DATA |
----
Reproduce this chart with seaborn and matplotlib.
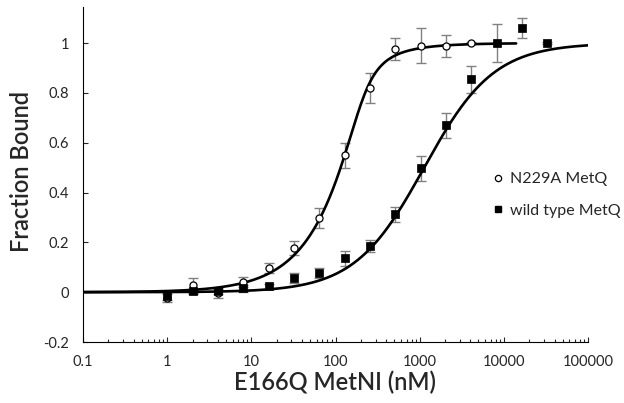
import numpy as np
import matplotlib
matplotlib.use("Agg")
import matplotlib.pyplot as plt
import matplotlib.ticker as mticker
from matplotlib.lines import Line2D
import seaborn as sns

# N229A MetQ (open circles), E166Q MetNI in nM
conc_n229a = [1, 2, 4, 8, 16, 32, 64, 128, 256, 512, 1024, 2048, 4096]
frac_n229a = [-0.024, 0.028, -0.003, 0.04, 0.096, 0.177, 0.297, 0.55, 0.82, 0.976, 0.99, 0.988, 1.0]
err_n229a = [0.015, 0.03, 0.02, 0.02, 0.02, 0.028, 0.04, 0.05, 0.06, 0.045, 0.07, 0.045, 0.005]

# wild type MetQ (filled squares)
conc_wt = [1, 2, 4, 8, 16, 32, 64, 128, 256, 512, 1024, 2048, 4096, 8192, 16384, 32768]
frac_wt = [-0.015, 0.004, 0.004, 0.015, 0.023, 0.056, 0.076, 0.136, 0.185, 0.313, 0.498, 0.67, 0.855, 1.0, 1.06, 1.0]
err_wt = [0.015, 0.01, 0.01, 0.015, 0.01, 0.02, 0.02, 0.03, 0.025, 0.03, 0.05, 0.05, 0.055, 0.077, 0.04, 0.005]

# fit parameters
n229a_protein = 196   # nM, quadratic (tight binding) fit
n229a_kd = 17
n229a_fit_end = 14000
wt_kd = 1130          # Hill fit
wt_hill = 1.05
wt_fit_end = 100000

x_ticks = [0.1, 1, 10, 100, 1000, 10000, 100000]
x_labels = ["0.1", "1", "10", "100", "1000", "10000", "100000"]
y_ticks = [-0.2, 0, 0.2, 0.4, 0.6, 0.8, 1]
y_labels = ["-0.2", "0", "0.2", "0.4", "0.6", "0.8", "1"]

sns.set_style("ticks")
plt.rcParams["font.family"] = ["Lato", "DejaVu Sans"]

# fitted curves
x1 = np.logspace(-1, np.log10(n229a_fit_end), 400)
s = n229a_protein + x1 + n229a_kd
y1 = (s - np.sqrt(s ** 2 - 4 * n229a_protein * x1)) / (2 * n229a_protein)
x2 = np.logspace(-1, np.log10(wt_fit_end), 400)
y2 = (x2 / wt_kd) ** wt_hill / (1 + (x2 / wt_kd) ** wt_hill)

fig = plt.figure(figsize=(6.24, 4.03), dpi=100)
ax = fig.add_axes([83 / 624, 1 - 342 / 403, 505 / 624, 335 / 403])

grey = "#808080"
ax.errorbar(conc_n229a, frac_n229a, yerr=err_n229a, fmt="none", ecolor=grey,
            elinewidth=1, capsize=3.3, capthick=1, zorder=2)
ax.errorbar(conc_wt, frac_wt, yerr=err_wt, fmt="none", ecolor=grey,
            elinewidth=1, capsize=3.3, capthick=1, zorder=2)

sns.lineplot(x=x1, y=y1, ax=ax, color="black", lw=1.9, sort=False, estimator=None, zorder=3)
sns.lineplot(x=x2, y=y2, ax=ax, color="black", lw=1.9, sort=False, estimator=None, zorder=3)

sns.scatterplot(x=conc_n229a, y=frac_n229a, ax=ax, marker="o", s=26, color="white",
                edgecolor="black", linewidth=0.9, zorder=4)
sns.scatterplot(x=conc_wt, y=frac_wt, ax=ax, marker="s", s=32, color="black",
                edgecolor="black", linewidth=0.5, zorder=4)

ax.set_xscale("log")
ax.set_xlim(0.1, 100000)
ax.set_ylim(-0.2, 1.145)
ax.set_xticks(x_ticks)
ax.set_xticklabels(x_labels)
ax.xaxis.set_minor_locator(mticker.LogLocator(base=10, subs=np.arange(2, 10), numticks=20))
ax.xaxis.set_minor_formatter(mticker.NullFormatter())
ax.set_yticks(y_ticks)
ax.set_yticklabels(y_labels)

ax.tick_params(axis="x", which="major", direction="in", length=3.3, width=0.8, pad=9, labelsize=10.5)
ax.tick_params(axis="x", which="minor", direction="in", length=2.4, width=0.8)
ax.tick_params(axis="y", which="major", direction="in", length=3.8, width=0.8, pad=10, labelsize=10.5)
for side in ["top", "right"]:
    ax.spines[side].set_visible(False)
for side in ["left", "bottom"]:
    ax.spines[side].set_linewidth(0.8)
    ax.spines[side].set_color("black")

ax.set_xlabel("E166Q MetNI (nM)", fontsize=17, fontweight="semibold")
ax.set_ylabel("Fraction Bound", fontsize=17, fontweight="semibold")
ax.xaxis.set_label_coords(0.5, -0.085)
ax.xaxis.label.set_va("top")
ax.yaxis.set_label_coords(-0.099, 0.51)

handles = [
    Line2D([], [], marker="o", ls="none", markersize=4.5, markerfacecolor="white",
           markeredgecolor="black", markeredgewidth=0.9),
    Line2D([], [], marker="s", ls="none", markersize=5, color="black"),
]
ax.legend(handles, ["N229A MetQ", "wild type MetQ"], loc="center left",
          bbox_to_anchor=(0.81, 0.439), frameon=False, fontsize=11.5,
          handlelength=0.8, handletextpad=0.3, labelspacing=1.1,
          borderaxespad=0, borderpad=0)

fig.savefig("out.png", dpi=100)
----
WHAT THIS TASK INVOLVES |
Transcribe the material as is, with images omitted.

RESPONSE BELOW |
Reproduce this chart with seaborn and matplotlib.
import numpy as np
import matplotlib
matplotlib.use("Agg")
import matplotlib.pyplot as plt
import matplotlib.ticker as mticker
from matplotlib.lines import Line2D
import seaborn as sns

# N229A MetQ (open circles), E166Q MetNI in nM
conc_n229a = [1, 2, 4, 8, 16, 32, 64, 128, 256, 512, 1024, 2048, 4096]
frac_n229a = [-0.024, 0.028, -0.003, 0.04, 0.096, 0.177, 0.297, 0.55, 0.82, 0.976, 0.99, 0.988, 1.0]
err_n229a = [0.015, 0.03, 0.02, 0.02, 0.02, 0.028, 0.04, 0.05, 0.06, 0.045, 0.07, 0.045, 0.005]

# wild type MetQ (filled squares)
conc_wt = [1, 2, 4, 8, 16, 32, 64, 128, 256, 512, 1024, 2048, 4096, 8192, 16384, 32768]
frac_wt = [-0.015, 0.004, 0.004, 0.015, 0.023, 0.056, 0.076, 0.136, 0.185, 0.313, 0.498, 0.67, 0.855, 1.0, 1.06, 1.0]
err_wt = [0.015, 0.01, 0.01, 0.015, 0.01, 0.02, 0.02, 0.03, 0.025, 0.03, 0.05, 0.05, 0.055, 0.077, 0.04, 0.005]

# fit parameters
n229a_protein = 196   # nM, quadratic (tight binding) fit
n229a_kd = 17
n229a_fit_end = 14000
wt_kd = 1130          # Hill fit
wt_hill = 1.05
wt_fit_end = 100000

x_ticks = [0.1, 1, 10, 100, 1000, 10000, 100000]
x_labels = ["0.1", "1", "10", "100", "1000", "10000", "100000"]
y_ticks = [-0.2, 0, 0.2, 0.4, 0.6, 0.8, 1]
y_labels = ["-0.2", "0", "0.2", "0.4", "0.6", "0.8", "1"]

sns.set_style("ticks")
plt.rcParams["font.family"] = ["Lato", "DejaVu Sans"]

# fitted curves
x1 = np.logspace(-1, np.log10(n229a_fit_end), 400)
s = n229a_protein + x1 + n229a_kd
y1 = (s - np.sqrt(s ** 2 - 4 * n229a_protein * x1)) / (2 * n229a_protein)
x2 = np.logspace(-1, np.log10(wt_fit_end), 400)
y2 = (x2 / wt_kd) ** wt_hill / (1 + (x2 / wt_kd) ** wt_hill)

fig = plt.figure(figsize=(6.24, 4.03), dpi=100)
ax = fig.add_axes([83 / 624, 1 - 342 / 403, 505 / 624, 335 / 403])

grey = "#808080"
ax.errorbar(conc_n229a, frac_n229a, yerr=err_n229a, fmt="none", ecolor=grey,
            elinewidth=1, capsize=3.3, capthick=1, zorder=2)
ax.errorbar(conc_wt, frac_wt, yerr=err_wt, fmt="none", ecolor=grey,
            elinewidth=1, capsize=3.3, capthick=1, zorder=2)

sns.lineplot(x=x1, y=y1, ax=ax, color="black", lw=1.9, sort=False, estimator=None, zorder=3)
sns.lineplot(x=x2, y=y2, ax=ax, color="black", lw=1.9, sort=False, estimator=None, zorder=3)

sns.scatterplot(x=conc_n229a, y=frac_n229a, ax=ax, marker="o", s=26, color="white",
                edgecolor="black", linewidth=0.9, zorder=4)
sns.scatterplot(x=conc_wt, y=frac_wt, ax=ax, marker="s", s=32, color="black",
                edgecolor="black", linewidth=0.5, zorder=4)

ax.set_xscale("log")
ax.set_xlim(0.1, 100000)
ax.set_ylim(-0.2, 1.145)
ax.set_xticks(x_ticks)
ax.set_xticklabels(x_labels)
ax.xaxis.set_minor_locator(mticker.LogLocator(base=10, subs=np.arange(2, 10), numticks=20))
ax.xaxis.set_minor_formatter(mticker.NullFormatter())
ax.set_yticks(y_ticks)
ax.set_yticklabels(y_labels)

ax.tick_params(axis="x", which="major", direction="in", length=3.3, width=0.8, pad=9, labelsize=10.5)
ax.tick_params(axis="x", which="minor", direction="in", length=2.4, width=0.8)
ax.tick_params(axis="y", which="major", direction="in", length=3.8, width=0.8, pad=10, labelsize=10.5)
for side in ["top", "right"]:
    ax.spines[side].set_visible(False)
for side in ["left", "bottom"]:
    ax.spines[side].set_linewidth(0.8)
    ax.spines[side].set_color("black")

ax.set_xlabel("E166Q MetNI (nM)", fontsize=17, fontweight="semibold")
ax.set_ylabel("Fraction Bound", fontsize=17, fontweight="semibold")
ax.xaxis.set_label_coords(0.5, -0.085)
ax.xaxis.label.set_va("top")
ax.yaxis.set_label_coords(-0.099, 0.51)

handles = [
    Line2D([], [], marker="o", ls="none", markersize=4.5, markerfacecolor="white",
           markeredgecolor="black", markeredgewidth=0.9),
    Line2D([], [], marker="s", ls="none", markersize=5, color="black"),
]
ax.legend(handles, ["N229A MetQ", "wild type MetQ"], loc="center left",
          bbox_to_anchor=(0.81, 0.439), frameon=False, fontsize=11.5,
          handlelength=0.8, handletextpad=0.3, labelspacing=1.1,
          borderaxespad=0, borderpad=0)

fig.savefig("out.png", dpi=100)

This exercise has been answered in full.